## WHAT TO DO
Drop every picture. Then return, exactly, the lines from the beginning of the listing below through the one containing "const lastFreq = 1e11".

## SOURCE DATA
################

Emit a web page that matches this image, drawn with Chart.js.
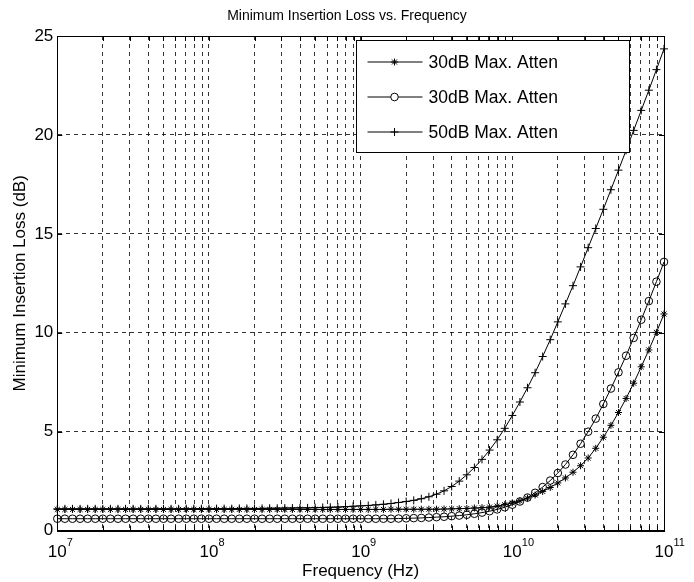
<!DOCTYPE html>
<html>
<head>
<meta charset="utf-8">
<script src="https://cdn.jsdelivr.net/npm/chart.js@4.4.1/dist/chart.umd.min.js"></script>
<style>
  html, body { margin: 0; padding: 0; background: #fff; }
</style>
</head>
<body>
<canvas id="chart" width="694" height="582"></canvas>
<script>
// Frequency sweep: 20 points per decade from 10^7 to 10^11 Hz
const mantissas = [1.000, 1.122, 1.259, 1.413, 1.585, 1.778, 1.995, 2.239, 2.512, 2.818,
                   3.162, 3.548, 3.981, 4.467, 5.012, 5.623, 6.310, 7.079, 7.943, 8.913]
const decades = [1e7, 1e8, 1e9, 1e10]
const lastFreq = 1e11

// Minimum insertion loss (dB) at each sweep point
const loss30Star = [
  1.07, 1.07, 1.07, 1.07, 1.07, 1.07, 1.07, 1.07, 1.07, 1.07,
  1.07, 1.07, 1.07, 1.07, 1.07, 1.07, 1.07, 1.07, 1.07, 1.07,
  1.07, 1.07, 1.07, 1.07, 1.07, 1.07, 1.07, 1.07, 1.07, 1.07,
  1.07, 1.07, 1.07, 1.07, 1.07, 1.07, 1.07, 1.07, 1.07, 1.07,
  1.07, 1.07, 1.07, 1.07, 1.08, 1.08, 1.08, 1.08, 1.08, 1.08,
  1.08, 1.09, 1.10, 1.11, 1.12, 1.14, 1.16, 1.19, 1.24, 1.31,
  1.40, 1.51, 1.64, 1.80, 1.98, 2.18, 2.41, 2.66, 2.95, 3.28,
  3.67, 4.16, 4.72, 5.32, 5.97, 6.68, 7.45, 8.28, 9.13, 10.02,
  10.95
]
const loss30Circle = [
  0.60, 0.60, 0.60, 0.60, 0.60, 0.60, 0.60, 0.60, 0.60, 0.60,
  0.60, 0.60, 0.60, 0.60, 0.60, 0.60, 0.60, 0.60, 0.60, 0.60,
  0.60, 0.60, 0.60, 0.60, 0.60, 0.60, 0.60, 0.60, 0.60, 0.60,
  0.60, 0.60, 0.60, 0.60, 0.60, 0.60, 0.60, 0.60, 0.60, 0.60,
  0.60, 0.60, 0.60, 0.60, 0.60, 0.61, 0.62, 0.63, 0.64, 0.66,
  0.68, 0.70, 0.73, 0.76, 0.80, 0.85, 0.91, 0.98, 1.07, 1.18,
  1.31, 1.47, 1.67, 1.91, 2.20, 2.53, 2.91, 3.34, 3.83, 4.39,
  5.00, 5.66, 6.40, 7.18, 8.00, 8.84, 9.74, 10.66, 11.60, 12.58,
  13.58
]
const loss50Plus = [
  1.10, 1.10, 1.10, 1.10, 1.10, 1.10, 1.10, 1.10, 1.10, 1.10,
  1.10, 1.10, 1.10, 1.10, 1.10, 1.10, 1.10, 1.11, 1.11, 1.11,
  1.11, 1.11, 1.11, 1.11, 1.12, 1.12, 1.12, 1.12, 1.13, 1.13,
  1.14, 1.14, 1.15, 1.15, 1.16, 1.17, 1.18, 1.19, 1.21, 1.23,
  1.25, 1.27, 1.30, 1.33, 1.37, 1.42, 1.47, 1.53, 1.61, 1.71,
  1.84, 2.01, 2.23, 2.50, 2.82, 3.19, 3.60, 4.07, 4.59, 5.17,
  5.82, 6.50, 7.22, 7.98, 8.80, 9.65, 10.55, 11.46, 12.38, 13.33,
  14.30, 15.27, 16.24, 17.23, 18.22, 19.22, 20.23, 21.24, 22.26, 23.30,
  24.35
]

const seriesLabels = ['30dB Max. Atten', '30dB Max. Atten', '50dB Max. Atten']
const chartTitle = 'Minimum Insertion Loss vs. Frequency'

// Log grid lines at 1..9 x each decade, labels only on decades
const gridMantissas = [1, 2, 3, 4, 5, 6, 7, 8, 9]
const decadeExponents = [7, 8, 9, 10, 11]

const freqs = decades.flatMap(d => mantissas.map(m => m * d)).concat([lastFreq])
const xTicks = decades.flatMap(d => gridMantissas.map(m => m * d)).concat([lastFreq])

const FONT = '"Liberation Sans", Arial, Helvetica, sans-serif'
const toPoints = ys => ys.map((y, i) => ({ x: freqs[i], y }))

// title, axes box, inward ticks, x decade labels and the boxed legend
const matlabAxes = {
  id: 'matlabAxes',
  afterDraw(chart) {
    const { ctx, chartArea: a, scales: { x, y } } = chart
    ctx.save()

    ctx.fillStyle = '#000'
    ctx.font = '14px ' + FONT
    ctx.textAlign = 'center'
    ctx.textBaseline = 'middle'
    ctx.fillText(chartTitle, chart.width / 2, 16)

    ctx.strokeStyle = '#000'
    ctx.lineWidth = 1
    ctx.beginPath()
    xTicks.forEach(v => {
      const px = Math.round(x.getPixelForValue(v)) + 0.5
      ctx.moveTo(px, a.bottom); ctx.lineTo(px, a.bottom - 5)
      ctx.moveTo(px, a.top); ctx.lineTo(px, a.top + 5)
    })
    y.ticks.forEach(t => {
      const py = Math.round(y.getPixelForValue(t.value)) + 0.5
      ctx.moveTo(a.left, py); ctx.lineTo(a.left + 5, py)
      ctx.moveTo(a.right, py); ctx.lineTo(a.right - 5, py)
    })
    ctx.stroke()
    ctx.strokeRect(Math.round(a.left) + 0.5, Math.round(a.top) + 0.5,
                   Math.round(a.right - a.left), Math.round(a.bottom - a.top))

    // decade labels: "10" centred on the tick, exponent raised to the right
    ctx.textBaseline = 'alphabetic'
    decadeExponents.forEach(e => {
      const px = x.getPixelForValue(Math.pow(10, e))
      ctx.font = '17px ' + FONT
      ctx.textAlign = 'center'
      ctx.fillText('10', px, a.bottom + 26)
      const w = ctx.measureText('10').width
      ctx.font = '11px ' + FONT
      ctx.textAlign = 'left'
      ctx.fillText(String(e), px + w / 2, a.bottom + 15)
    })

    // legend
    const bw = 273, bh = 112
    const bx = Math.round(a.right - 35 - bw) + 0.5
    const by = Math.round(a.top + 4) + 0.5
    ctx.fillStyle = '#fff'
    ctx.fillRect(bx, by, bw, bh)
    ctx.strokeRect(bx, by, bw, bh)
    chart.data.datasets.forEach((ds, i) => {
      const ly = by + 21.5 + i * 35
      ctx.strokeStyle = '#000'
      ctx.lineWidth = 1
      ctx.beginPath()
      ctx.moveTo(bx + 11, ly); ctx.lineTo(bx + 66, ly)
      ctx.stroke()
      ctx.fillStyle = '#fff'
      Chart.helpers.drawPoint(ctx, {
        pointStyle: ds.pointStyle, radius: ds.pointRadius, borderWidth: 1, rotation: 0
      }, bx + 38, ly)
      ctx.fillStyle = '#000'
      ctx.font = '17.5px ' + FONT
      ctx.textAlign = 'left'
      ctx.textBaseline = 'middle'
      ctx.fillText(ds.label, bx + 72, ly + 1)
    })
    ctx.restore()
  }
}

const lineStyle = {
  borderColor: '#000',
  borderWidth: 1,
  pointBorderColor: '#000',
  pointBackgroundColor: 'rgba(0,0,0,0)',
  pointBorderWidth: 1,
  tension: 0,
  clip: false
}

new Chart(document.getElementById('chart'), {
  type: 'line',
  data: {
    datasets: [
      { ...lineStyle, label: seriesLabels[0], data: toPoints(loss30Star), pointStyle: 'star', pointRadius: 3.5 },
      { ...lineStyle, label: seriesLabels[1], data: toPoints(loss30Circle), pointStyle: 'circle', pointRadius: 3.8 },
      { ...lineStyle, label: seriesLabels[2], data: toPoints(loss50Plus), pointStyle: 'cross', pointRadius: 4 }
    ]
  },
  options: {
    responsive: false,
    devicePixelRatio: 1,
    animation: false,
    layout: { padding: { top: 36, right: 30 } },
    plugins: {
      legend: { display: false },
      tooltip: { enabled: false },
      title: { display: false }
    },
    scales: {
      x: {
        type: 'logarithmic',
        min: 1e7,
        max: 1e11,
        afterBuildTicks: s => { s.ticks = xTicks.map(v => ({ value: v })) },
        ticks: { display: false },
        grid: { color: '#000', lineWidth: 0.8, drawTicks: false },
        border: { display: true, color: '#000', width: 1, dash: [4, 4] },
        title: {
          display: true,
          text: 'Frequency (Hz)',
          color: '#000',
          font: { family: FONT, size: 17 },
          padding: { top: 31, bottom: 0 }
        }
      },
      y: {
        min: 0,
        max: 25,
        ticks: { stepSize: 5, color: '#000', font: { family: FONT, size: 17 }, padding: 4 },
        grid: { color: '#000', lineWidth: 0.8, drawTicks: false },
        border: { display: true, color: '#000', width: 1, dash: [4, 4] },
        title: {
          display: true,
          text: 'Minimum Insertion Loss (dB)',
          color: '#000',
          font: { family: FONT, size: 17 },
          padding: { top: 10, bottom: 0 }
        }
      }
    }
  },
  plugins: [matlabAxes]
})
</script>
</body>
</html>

################

## SOLUTION TO THIS EXERCISE
Emit a web page that matches this image, drawn with Chart.js.
<!DOCTYPE html>
<html>
<head>
<meta charset="utf-8">
<script src="https://cdn.jsdelivr.net/npm/chart.js@4.4.1/dist/chart.umd.min.js"></script>
<style>
  html, body { margin: 0; padding: 0; background: #fff; }
</style>
</head>
<body>
<canvas id="chart" width="694" height="582"></canvas>
<script>
// Frequency sweep: 20 points per decade from 10^7 to 10^11 Hz
const mantissas = [1.000, 1.122, 1.259, 1.413, 1.585, 1.778, 1.995, 2.239, 2.512, 2.818,
                   3.162, 3.548, 3.981, 4.467, 5.012, 5.623, 6.310, 7.079, 7.943, 8.913]
const decades = [1e7, 1e8, 1e9, 1e10]
const lastFreq = 1e11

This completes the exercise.